The answer: Healthy and beneficial relationships are based on a mutuality of interests and common purpose. You will most likely become sticky with people who fit into one of two categories:
You Will Stick to Those Who Complement You
Your family can form strong relationships with people who have different but complementary perspectives, skills, or philosophical approaches. These people somehow make you a better person. In marriages, this might manifest as the most unlikely of couples. While one spouse might be highly social, the other might be reclusive. The highly social spouse is kept grounded by the recluse; the recluse brought out of his or her shell.
A family who is intentional about identifying and deploying resources can team up to develop strong relationships with other family members or associates who complement them. One cousin might be great at managing a tight budget; another is a visionary who loves to start new businesses. Particularly when it is packaged with complementary sets of knowledge, these two cousins could team up to create a powerful, fiscally solvent business.

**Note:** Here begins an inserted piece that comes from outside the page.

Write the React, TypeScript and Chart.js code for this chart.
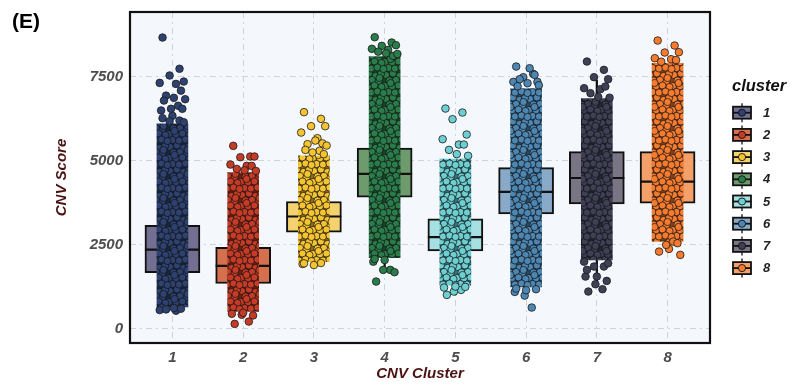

You Will Stick to Those Who Share Your Values
You and your significant other probably share the same values when it comes to the big things, like raising children. You and your best friend might both love to spend the weekends hiking and golfing. In business, you are likely drawn to vendors, employees, and clients if you find common ground. If you are an avid golfer, you might be willing to pay a few extra dollars to a vendor who shows up happy, friendly, and ready to chat about your shared love of the game. And this vendor might have your back if you ever need to request a favor.
One way or another, what binds you to another person are the values that define that relationship, whether they are complementary or commonalities. For the relationship to have longevity, the values that are expressed must be a genuine set of values. Many people create these connections without being in conscious touch with their values. They might be able to form relationships with vendors, employees, clients, and business associates, but without a conscious connection to their values, many are unable to form truly sticky relationships. Vocalizing values is good but acting out those values is most important.
But cultivating relationships that can be leveraged, as they were in John’s case, can become powerful with that old word: intention.
By this, we mean that you stop “liking” the friends, family members, colleagues, and associates in your social network, and you start “committing” to them.
The only way for a person to feel your commitment, and thereby become sticky, is through your words and actions: You must honor commitments, go out of your way to build relationships and check in on people, and make sure that all of the people in your network know what your intention is due to the words you say and the actions you take. When was the last time you told a family member, friend or associate that you are glad they are a part of your life?
This means that you show up for your best friend’s son’s third birthday party. You ask your top vendor how his dog is doing. You call a professional associate to check on that deal you know that she was anxious to close. This is how you become “sticky.”